Work required - Your task is to copy the listing exactly, with the pictures left out.

-- -- --

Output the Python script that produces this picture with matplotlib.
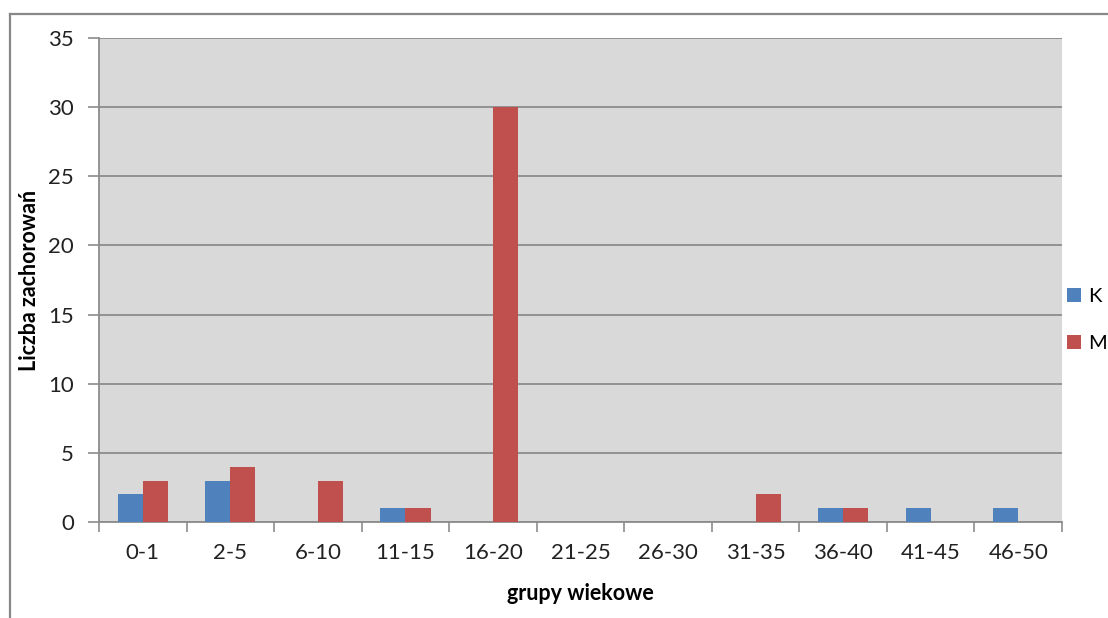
import matplotlib.pyplot as plt
import numpy as np
from matplotlib.lines import Line2D

plt.rcParams['font.family'] = ['Lato', 'DejaVu Sans']

# age groups and case counts
groups = ['0-1', '2-5', '6-10', '11-15', '16-20', '21-25', '26-30',
          '31-35', '36-40', '41-45', '46-50']
K = [2, 3, 0, 1, 0, 0, 0, 0, 1, 1, 1]
M = [3, 4, 3, 1, 30, 0, 0, 2, 1, 0, 0]

fig = plt.figure(figsize=(11.08, 6.18), dpi=100)
W, H = 1108, 618
ax = fig.add_axes([99 / W, 1 - 522 / H, (1062 - 99) / W, (522 - 38) / H])

x = np.arange(len(groups))
w = 0.287
ax.bar(x - w / 2, K, w, color='#4F81BD', label='K', zorder=3)
ax.bar(x + w / 2, M, w, color='#C0504D', label='M', zorder=3)

ax.set_facecolor('#D9D9D9')
ax.set_xlim(-0.5, len(groups) - 0.5)
ax.set_ylim(0, 35)
ax.set_yticks(range(0, 36, 5))
ax.yaxis.grid(True, color='#8C8C8C', lw=1.3, zorder=1)
ax.set_axisbelow(True)

ax.set_xticks(np.arange(len(groups) + 1) - 0.5)
ax.set_xticklabels([])
ax.set_xticks(x, minor=True)
ax.set_xticklabels(groups, minor=True, fontsize=16, color='#222222')
ax.tick_params(axis='x', which='major', length=7, color='#8C8C8C', width=1.2)
ax.tick_params(axis='x', which='minor', length=0, pad=15)
ax.tick_params(axis='y', length=8, color='#8C8C8C', width=1.2,
               labelsize=16, labelcolor='#222222', pad=10)

for s in ['top', 'right']:
    ax.spines[s].set_visible(False)
for s in ['left', 'bottom']:
    ax.spines[s].set_color('#8C8C8C')
    ax.spines[s].set_linewidth(1.3)

ax.set_xlabel('grupy wiekowe', fontsize=15.5, fontweight='bold')
ax.set_ylabel('Liczba zachorowań', fontsize=15.5, fontweight='bold')
ax.xaxis.set_label_coords(0.5, -0.125)
ax.yaxis.set_label_coords(-0.061, 0.5)

leg = fig.legend(loc='center left', bbox_to_anchor=(1067 / W, 1 - 320 / H),
                 frameon=False, fontsize=14.5, handlelength=0.7,
                 handleheight=0.7, labelspacing=1.45, handletextpad=0.35,
                 borderpad=0, borderaxespad=0)

# chart border
fig.add_artist(Line2D([10 / W, 10 / W], [0, 1 - 14 / H], color='#888888', lw=1.6))
fig.add_artist(Line2D([10 / W, 1], [1 - 14 / H, 1 - 14 / H], color='#888888', lw=1.6))

fig.savefig('out.png', dpi=100)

-- -- --

The answer -
Output the Python script that produces this picture with matplotlib.
import matplotlib.pyplot as plt
import numpy as np
from matplotlib.lines import Line2D

plt.rcParams['font.family'] = ['Lato', 'DejaVu Sans']

# age groups and case counts
groups = ['0-1', '2-5', '6-10', '11-15', '16-20', '21-25', '26-30',
          '31-35', '36-40', '41-45', '46-50']
K = [2, 3, 0, 1, 0, 0, 0, 0, 1, 1, 1]
M = [3, 4, 3, 1, 30, 0, 0, 2, 1, 0, 0]

fig = plt.figure(figsize=(11.08, 6.18), dpi=100)
W, H = 1108, 618
ax = fig.add_axes([99 / W, 1 - 522 / H, (1062 - 99) / W, (522 - 38) / H])

x = np.arange(len(groups))
w = 0.287
ax.bar(x - w / 2, K, w, color='#4F81BD', label='K', zorder=3)
ax.bar(x + w / 2, M, w, color='#C0504D', label='M', zorder=3)

ax.set_facecolor('#D9D9D9')
ax.set_xlim(-0.5, len(groups) - 0.5)
ax.set_ylim(0, 35)
ax.set_yticks(range(0, 36, 5))
ax.yaxis.grid(True, color='#8C8C8C', lw=1.3, zorder=1)
ax.set_axisbelow(True)

ax.set_xticks(np.arange(len(groups) + 1) - 0.5)
ax.set_xticklabels([])
ax.set_xticks(x, minor=True)
ax.set_xticklabels(groups, minor=True, fontsize=16, color='#222222')
ax.tick_params(axis='x', which='major', length=7, color='#8C8C8C', width=1.2)
ax.tick_params(axis='x', which='minor', length=0, pad=15)
ax.tick_params(axis='y', length=8, color='#8C8C8C', width=1.2,
               labelsize=16, labelcolor='#222222', pad=10)

for s in ['top', 'right']:
    ax.spines[s].set_visible(False)
for s in ['left', 'bottom']:
    ax.spines[s].set_color('#8C8C8C')
    ax.spines[s].set_linewidth(1.3)

ax.set_xlabel('grupy wiekowe', fontsize=15.5, fontweight='bold')
ax.set_ylabel('Liczba zachorowań', fontsize=15.5, fontweight='bold')
ax.xaxis.set_label_coords(0.5, -0.125)
ax.yaxis.set_label_coords(-0.061, 0.5)

leg = fig.legend(loc='center left', bbox_to_anchor=(1067 / W, 1 - 320 / H),
                 frameon=False, fontsize=14.5, handlelength=0.7,
                 handleheight=0.7, labelspacing=1.45, handletextpad=0.35,
                 borderpad=0, borderaxespad=0)

# chart border
fig.add_artist(Line2D([10 / W, 10 / W], [0, 1 - 14 / H], color='#888888', lw=1.6))
fig.add_artist(Line2D([10 / W, 1], [1 - 14 / H, 1 - 14 / H], color='#888888', lw=1.6))

fig.savefig('out.png', dpi=100)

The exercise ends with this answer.